Moreover, at first glance the Directive provides only for an expansion of the national law of civil procedure, and consistently emphasizes that its provisions should be implemented subject to and in accordance with national law. This could lead to competition among the Member States to provide the "best forum for representative actions". Germany in particular faces a conflict between maintaining its conservative collective redress mechanism and getting a portion of a lucrative litigation industry. The transposition of the Directive could therefore have an important impact on the extent to which companies based in Germany will find themselves increasingly exposed to representative actions, including representative actions by qualified entities domiciled in other Member States, of a kind previously unknown in German law, which will entail considerable financial risks for such companies.
In the medium term companies in Germany must be prepared to be confronted with a new type of action and, consequently, consumer claims in court which would previously not have been asserted as the cost of litigation would have been out of proportion ("rational disinterest").
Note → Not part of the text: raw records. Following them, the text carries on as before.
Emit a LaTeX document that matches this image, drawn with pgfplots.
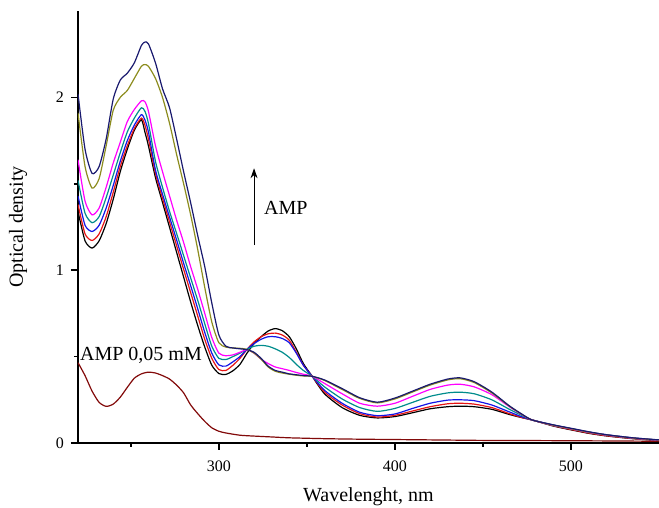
\documentclass[border=0pt]{standalone}
\usepackage{fontspec}
\setmainfont{Liberation Serif}
\usepackage{pgfplots}
\usepackage{pgfplotstable}
\pgfplotsset{compat=1.18}
\usetikzlibrary{arrows.meta}
\definecolor{cnavy}{RGB}{25,25,110}
\definecolor{colive}{RGB}{140,140,30}
\definecolor{cmag}{RGB}{255,0,255}
\definecolor{cteal}{RGB}{0,140,140}
\definecolor{cblue}{RGB}{20,20,230}
\definecolor{cred}{RGB}{230,20,20}
\definecolor{cbrown}{RGB}{130,10,10}
\pgfplotstableread{
x N O M T B R K
220 2.02 1.91 1.64 1.52 1.43 1.38 1.34
224 1.70 1.60 1.40 1.33 1.26 1.21 1.17
228 1.56 1.475 1.32 1.275 1.224 1.172 1.128
232 1.60 1.53 1.36 1.31 1.26 1.21 1.17
236 1.76 1.72 1.48 1.42 1.36 1.31 1.27
240 1.99 1.925 1.62 1.55 1.49 1.45 1.41
244 2.10 2.00 1.74 1.68 1.63 1.60 1.57
248 2.14 2.04 1.86 1.80 1.75 1.72 1.70
252 2.20 2.11 1.93 1.88 1.84 1.82 1.81
256 2.30 2.18 1.98 1.94 1.90 1.88 1.87
258 2.32 2.19 1.975 1.92 1.87 1.84 1.80
260 2.31 2.18 1.92 1.85 1.80 1.76 1.72
264 2.20 2.11 1.72 1.63 1.58 1.56 1.536
268 2.05 2.00 1.57 1.48 1.44 1.416 1.392
272 1.94 1.85 1.43 1.34 1.307 1.279 1.248
276 1.76 1.67 1.29 1.213 1.175 1.142 1.104
280 1.57 1.50 1.16 1.084 1.04 1.005 0.96
284 1.39 1.32 1.02 0.955 0.91 0.87 0.816
288 1.20 1.12 0.89 0.826 0.777 0.735 0.68
292 1.02 0.90 0.75 0.69 0.64 0.60 0.555
296 0.81 0.70 0.61 0.56 0.52 0.49 0.45
300 0.625 0.58 0.52 0.49 0.452 0.425 0.402
304 0.56 0.555 0.505 0.483 0.445 0.42 0.397
308 0.55 0.55 0.51 0.50 0.47 0.45 0.418
312 0.545 0.548 0.525 0.52 0.50 0.49 0.455
316 0.54 0.542 0.54 0.542 0.542 0.542 0.52
320 0.525 0.52 0.52 0.56 0.575 0.585 0.575
324 0.49 0.485 0.485 0.565 0.60 0.615 0.615
328 0.445 0.44 0.46 0.56 0.615 0.632 0.648
332 0.42 0.415 0.44 0.545 0.615 0.636 0.662
336 0.41 0.405 0.43 0.525 0.605 0.625 0.65
340 0.40 0.398 0.42 0.495 0.58 0.595 0.615
344 0.395 0.392 0.408 0.455 0.52 0.525 0.545
348 0.39 0.388 0.398 0.42 0.45 0.45 0.46
353 0.386 0.386 0.386 0.386 0.386 0.386 0.386
360 0.365 0.362 0.345 0.325 0.305 0.295 0.285
370 0.315 0.31 0.285 0.255 0.23 0.22 0.205
380 0.262 0.258 0.23 0.205 0.178 0.17 0.16
390 0.236 0.232 0.213 0.183 0.158 0.15 0.145
400 0.26 0.255 0.23 0.20 0.168 0.16 0.153
410 0.30 0.295 0.27 0.235 0.20 0.185 0.175
420 0.34 0.335 0.31 0.27 0.23 0.21 0.198
430 0.37 0.365 0.335 0.29 0.248 0.227 0.21
437 0.377 0.372 0.34 0.294 0.25 0.23 0.213
445 0.355 0.35 0.325 0.285 0.245 0.225 0.21
455 0.295 0.29 0.28 0.25 0.22 0.205 0.195
465 0.215 0.213 0.21 0.195 0.18 0.17 0.165
472 0.168 0.166 0.165 0.16 0.152 0.148 0.147
478 0.133 0.133 0.133 0.133 0.133 0.133 0.133
490 0.105 0.103 0.102 0.102 0.104 0.10 0.098
500 0.085 0.083 0.082 0.082 0.084 0.078 0.076
510 0.065 0.063 0.062 0.062 0.064 0.058 0.056
520 0.048 0.047 0.046 0.046 0.048 0.042 0.041
535 0.03 0.029 0.028 0.028 0.03 0.026 0.025
550 0.018 0.017 0.016 0.016 0.017 0.015 0.014
}\spectra
\pgfplotstableread{
x A
220 0.465
224 0.39
228 0.30
232 0.235
236 0.212
240 0.225
244 0.265
248 0.322
252 0.375
256 0.40
260 0.41
264 0.405
268 0.39
272 0.37
276 0.335
280 0.29
284 0.22
288 0.17
292 0.125
296 0.088
300 0.068
304 0.058
312 0.045
320 0.04
330 0.035
340 0.03
360 0.025
380 0.022
400 0.02
420 0.018
450 0.015
480 0.014
500 0.013
520 0.012
550 0.01
}\amp
\begin{document}
\begin{tikzpicture}
\path[use as bounding box] (-39pt,-32.5pt) rectangle (290.5pt,221.5pt);
\begin{axis}[
  at={(0,0)}, anchor=south west,
  scale only axis, width=290.5pt, height=216pt,
  xmin=220, xmax=550, ymin=0, ymax=2.5,
  axis x line=bottom, axis y line=left,
  axis line style={-, line width=1pt},
  tick align=outside,
  major tick length=3.5pt, minor tick length=2pt,
  every tick/.style={black, line width=0.8pt},
  xtick={300,400,500}, minor xtick={250,350,450},
  ytick={0,1,2}, minor ytick={0.5,1.5},
  /pgf/number format/assume math mode=true,
  ticklabel style={font=\fontsize{8}{9}\selectfont},
  xticklabel style={yshift=-2pt},
  xlabel={Wavelenght, nm}, ylabel={Optical density},
  label style={font=\fontsize{10}{12}\selectfont},
  xlabel style={at={(axis description cs:0.5,0)}, anchor=center, yshift=-27pt},
  ylabel style={at={(axis description cs:-0.103,0.5)}, anchor=center},
  clip mode=individual,
  every axis plot/.append style={line width=0.6pt, smooth, tension=0.4, no markers},
]
\addplot[cbrown] table[x=x,y=A] {\amp};
\addplot[black] table[x=x,y=K] {\spectra};
\addplot[cred] table[x=x,y=R] {\spectra};
\addplot[cblue] table[x=x,y=B] {\spectra};
\addplot[cteal] table[x=x,y=T] {\spectra};
\addplot[cmag] table[x=x,y=M] {\spectra};
\addplot[colive] table[x=x,y=O] {\spectra};
\addplot[cnavy] table[x=x,y=N] {\spectra};
\draw[-{Stealth[length=5pt,width=3.5pt]}, line width=0.5pt] (axis cs:320,1.145) -- (axis cs:320,1.59);
\node[anchor=west, inner sep=0pt, font=\fontsize{10}{12}\selectfont] at (axis cs:325.5,1.36) {AMP};
\node[anchor=west, inner sep=0pt, font=\fontsize{10}{12}\selectfont] at (axis cs:221,0.505) {AMP 0,05 mM};
\end{axis}
\end{tikzpicture}
\end{document}
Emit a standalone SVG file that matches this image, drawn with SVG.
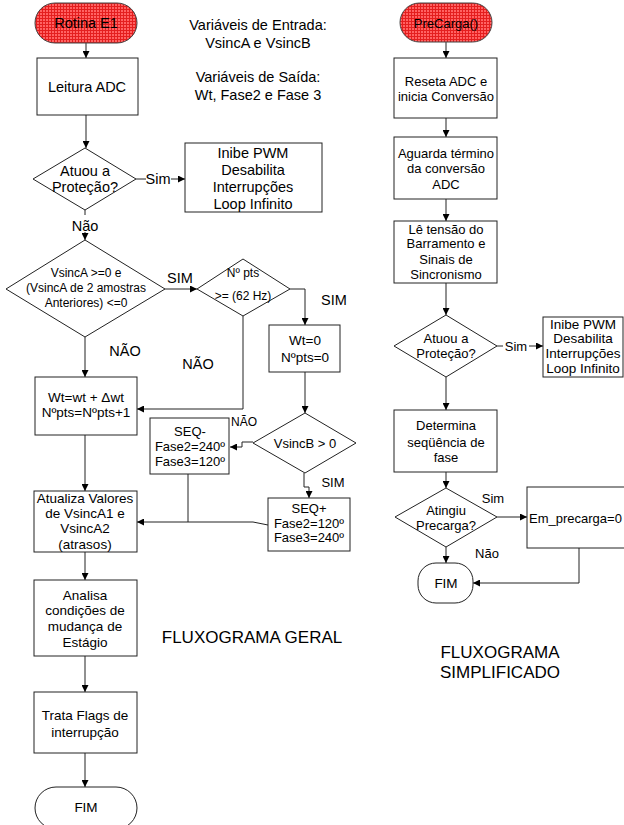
<svg xmlns="http://www.w3.org/2000/svg" width="624" height="825" viewBox="0 0 624 825">
  <defs>
    <pattern id="hatch" width="3" height="3" patternUnits="userSpaceOnUse">
      <rect width="3" height="3" fill="#ff6262"/>
      <path d="M0,0.5H3M0.5,0V3" stroke="#e41e1e" stroke-width="1"/>
    </pattern>
    <marker id="ah" viewBox="0 0 8 8" refX="8" refY="4" markerWidth="7" markerHeight="7" orient="auto" markerUnits="userSpaceOnUse">
      <path d="M0,0 L8,4 L0,8 z" fill="#000"/>
    </marker>
  </defs>
  <style>
    text { font-family: "Liberation Sans", Arial, sans-serif; fill: #000; text-anchor: middle; }
    .box { fill: #fff; stroke: #222; stroke-width: 1; }
    .start { fill: url(#hatch); stroke: #444; stroke-width: 1; }
    .wire { fill: none; stroke: #222; stroke-width: 1; }
    .arr { marker-end: url(#ah); }
    .f13 { font-size: 13px; }
    .f135 { font-size: 13.5px; }
    .f14 { font-size: 14.5px; }
    .f12 { font-size: 12px; }
    .f17 { font-size: 17px; }
    .ls { text-anchor: start; }
  </style>
  <rect width="624" height="825" fill="#fff"/>

  <!-- connectors -->
  <g id="connectors">
    <!-- general flowchart -->
    <line class="wire arr" x1="86" y1="43" x2="86" y2="58"/>
    <line class="wire arr" x1="86" y1="115" x2="86" y2="148"/>
    <line class="wire" x1="136" y1="179" x2="146" y2="179"/>
    <line class="wire arr" x1="171" y1="179" x2="185" y2="179"/>
    <line class="wire arr" x1="85" y1="210" x2="85" y2="240"/>
    <line class="wire arr" x1="165" y1="289" x2="197" y2="289"/>
    <polyline class="wire arr" points="290,289 305,289 305,325"/>
    <line class="wire arr" x1="305" y1="372" x2="305" y2="413"/>
    <polyline class="wire arr" points="243,316 243,409 137,409"/>
    <line class="wire arr" x1="85" y1="337" x2="85" y2="377"/>
    <polyline class="wire arr" points="253,442 242,442 242,447 230,447"/>
    <polyline class="wire arr" points="304,473 304,487 309,487 309,498"/>
    <polyline class="wire arr" points="268,525 253,522 137,522"/>
    <line class="wire" x1="188" y1="474" x2="188" y2="522"/>
    <line class="wire arr" x1="85" y1="435" x2="85" y2="491"/>
    <line class="wire arr" x1="85" y1="552" x2="85" y2="580"/>
    <line class="wire arr" x1="85" y1="656" x2="85" y2="692"/>
    <line class="wire arr" x1="85" y1="753" x2="85" y2="787"/>
    <!-- simplified flowchart -->
    <line class="wire arr" x1="446" y1="42" x2="446" y2="58"/>
    <line class="wire arr" x1="446" y1="118" x2="446" y2="137"/>
    <line class="wire arr" x1="446" y1="199" x2="446" y2="221"/>
    <line class="wire arr" x1="446" y1="283" x2="446" y2="315"/>
    <line class="wire" x1="497" y1="346" x2="503" y2="346"/>
    <line class="wire arr" x1="529" y1="346" x2="543" y2="346"/>
    <line class="wire arr" x1="446" y1="377" x2="446" y2="410"/>
    <line class="wire arr" x1="446" y1="472" x2="446" y2="488"/>
    <line class="wire arr" x1="497" y1="517" x2="527" y2="517"/>
    <line class="wire arr" x1="446" y1="547" x2="446" y2="563"/>
    <polyline class="wire arr" points="579,548 579,583 473,583"/>
  </g>

  <!-- free labels -->
  <g id="labels">
    <text class="f14" x="258" y="30">Variáveis de Entrada:</text>
    <text class="f14" x="258" y="48">VsincA e VsincB</text>
    <text class="f14" x="258" y="82">Variáveis de Saída:</text>
    <text class="f14" x="258" y="100">Wt, Fase2 e Fase 3</text>
    <text class="f14" x="158" y="184">Sim</text>
    <rect x="70" y="215" width="30" height="17" fill="#fff"/>
    <text class="f14" x="85" y="231">Não</text>
    <text class="f14" x="180" y="283">SIM</text>
    <text class="f14" x="334" y="305">SIM</text>
    <text class="f14" x="125" y="356">NÃO</text>
    <text class="f14" x="198" y="369">NÃO</text>
    <text class="f12" x="244" y="426">NÃO</text>
    <text class="f13" x="333" y="487">SIM</text>
    <text class="f17" x="252" y="643">FLUXOGRAMA GERAL</text>
    <text class="f13" x="516" y="351">Sim</text>
    <text class="f13" x="493" y="503">Sim</text>
    <text class="f13" x="487" y="558">Não</text>
    <text class="f17" x="500" y="658">FLUXOGRAMA</text>
    <text class="f17" x="500" y="678">SIMPLIFICADO</text>
  </g>

  <!-- general flowchart nodes -->
  <g id="rotina-e1">
    <rect class="start" x="35" y="3" width="102" height="40" rx="20"/>
    <text class="f14" x="86" y="28">Rotina E1</text>
  </g>
  <g id="leitura-adc">
    <rect class="box" x="37" y="58" width="101" height="57"/>
    <text class="f14" x="87" y="92">Leitura ADC</text>
  </g>
  <g id="protecao-1">
    <polygon class="box" points="85,148 136,179 85,210 33,179"/>
    <text class="f14" x="85" y="176">Atuou a</text>
    <text class="f14" x="85" y="192">Proteção?</text>
  </g>
  <g id="inibe-1">
    <rect class="box" x="185" y="143" width="137" height="69"/>
    <text class="f14" x="253" y="158">Inibe PWM</text>
    <text class="f14" x="253" y="175">Desabilita</text>
    <text class="f14" x="253" y="192">Interrupções</text>
    <text class="f14" x="253" y="209">Loop Infinito</text>
  </g>
  <g id="cruzamento-zero">
    <polygon class="box" points="85,240 165,289 85,337 6,289"/>
    <text class="f12" x="86" y="277">VsincA &gt;=0 e</text>
    <text class="f12" x="86" y="292">(VsincA de 2 amostras</text>
    <text class="f12" x="86" y="307">Anteriores) &lt;=0</text>
  </g>
  <g id="npts-teste">
    <polygon class="box" points="243,259 290,289 243,316 197,289"/>
    <text class="f12" x="243" y="277">Nº pts</text>
    <text class="f12" x="243" y="300">&gt;= (62 Hz)</text>
  </g>
  <g id="zera-wt">
    <rect class="box" x="269" y="325" width="71" height="47"/>
    <text class="f135" x="305" y="345">Wt=0</text>
    <text class="f135" x="305" y="362">Nºpts=0</text>
  </g>
  <g id="incrementa-wt">
    <rect class="box" x="35" y="377" width="102" height="58"/>
    <text class="f135" x="86" y="402">Wt=wt + Δwt</text>
    <text class="f135" x="86" y="417">Nºpts=Nºpts+1</text>
  </g>
  <g id="vsincb-teste">
    <polygon class="box" points="305,413 356,443 305,473 253,443"/>
    <text class="f13" x="305" y="448">VsincB &gt; 0</text>
  </g>
  <g id="seq-neg">
    <rect class="box" x="150" y="418" width="79" height="56"/>
    <text class="f13" x="190" y="436">SEQ-</text>
    <text class="f13" x="190" y="451">Fase2=240º</text>
    <text class="f13" x="190" y="466">Fase3=120º</text>
  </g>
  <g id="seq-pos">
    <rect class="box" x="268" y="498" width="82" height="53"/>
    <text class="f13" x="309" y="513">SEQ+</text>
    <text class="f13" x="309" y="528">Fase2=120º</text>
    <text class="f13" x="309" y="542">Fase3=240º</text>
  </g>
  <g id="atualiza">
    <rect class="box" x="34" y="491" width="103" height="61"/>
    <text class="f135" x="85" y="503">Atualiza Valores</text>
    <text class="f135" x="85" y="518">de VsincA1 e</text>
    <text class="f135" x="85" y="533">VsincA2</text>
    <text class="f135" x="85" y="549">(atrasos)</text>
  </g>
  <g id="analisa">
    <rect class="box" x="34" y="580" width="103" height="76"/>
    <text class="f135" x="85" y="600">Analisa</text>
    <text class="f135" x="85" y="615">condições de</text>
    <text class="f135" x="85" y="631">mudança de</text>
    <text class="f135" x="85" y="647">Estágio</text>
  </g>
  <g id="trata-flags">
    <rect class="box" x="34" y="692" width="103" height="61"/>
    <text class="f135" x="85" y="720">Trata Flags de</text>
    <text class="f135" x="85" y="737">interrupção</text>
  </g>
  <g id="fim-1">
    <rect class="box" x="35" y="787" width="102" height="42" rx="21"/>
    <text class="f135" x="86" y="812">FIM</text>
  </g>

  <!-- simplified flowchart nodes -->
  <g id="precarga">
    <rect class="start" x="400" y="3" width="92" height="39" rx="19.5"/>
    <text class="f13" x="446" y="28">PreCarga()</text>
  </g>
  <g id="reseta-adc">
    <rect class="box" x="394" y="58" width="103" height="60"/>
    <text class="f13" x="446" y="86">Reseta ADC e</text>
    <text class="f13" x="446" y="101">inicia Conversão</text>
  </g>
  <g id="aguarda">
    <rect class="box" x="394" y="137" width="103" height="62"/>
    <text class="f13" x="446" y="158">Aguarda término</text>
    <text class="f13" x="446" y="173">da conversão</text>
    <text class="f13" x="446" y="189">ADC</text>
  </g>
  <g id="le-tensao">
    <rect class="box" x="394" y="221" width="103" height="62"/>
    <text class="f13" x="446" y="234">Lê tensão do</text>
    <text class="f13" x="446" y="248">Barramento e</text>
    <text class="f13" x="446" y="264">Sinais de</text>
    <text class="f13" x="446" y="279">Sincronismo</text>
  </g>
  <g id="protecao-2">
    <polygon class="box" points="446,315 497,346 446,377 394,346"/>
    <text class="f13" x="446" y="343">Atuou a</text>
    <text class="f13" x="446" y="358">Proteção?</text>
  </g>
  <g id="inibe-2">
    <rect class="box" x="543" y="317" width="80" height="60"/>
    <text class="f135" x="583" y="329">Inibe PWM</text>
    <text class="f135" x="583" y="343">Desabilita</text>
    <text class="f135" x="583" y="358">Interrupções</text>
    <text class="f135" x="583" y="373">Loop Infinito</text>
  </g>
  <g id="determina">
    <rect class="box" x="394" y="410" width="103" height="62"/>
    <text class="f13" x="446" y="430">Determina</text>
    <text class="f13" x="446" y="447">seqüência de</text>
    <text class="f13" x="446" y="462">fase</text>
  </g>
  <g id="atingiu">
    <polygon class="box" points="446,488 497,517 446,547 395,517"/>
    <text class="f13" x="446" y="515">Atingiu</text>
    <text class="f13" x="446" y="530">Precarga?</text>
  </g>
  <g id="em-precarga">
    <rect class="box" x="527" y="487" width="100" height="61"/>
    <text class="f13 ls" x="529" y="523">Em_precarga=0</text>
  </g>
  <g id="fim-2">
    <rect class="box" x="418" y="563" width="55" height="40" rx="18"/>
    <text class="f135" x="446" y="588">FIM</text>
  </g>
</svg>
Since the funding of litigation is expressly permitted, models entailing considerable risks for companies would appear conceivable: lawyers acting for "qualified entities" could join forces with one of the many providers of litigation funding currently pushing into the market and try to pressurize companies into agreeing to costly settlements. It will be exciting to see whether German law firms representing plaintiffs will now increasingly rely on representative actions or whether individual actions will remain the preferred choice, as has been the case to date in respect of claims in the automotive sector. There will not be any sudden change, but we will be seeing a gradual revolution, driven by digitalization and legal technology.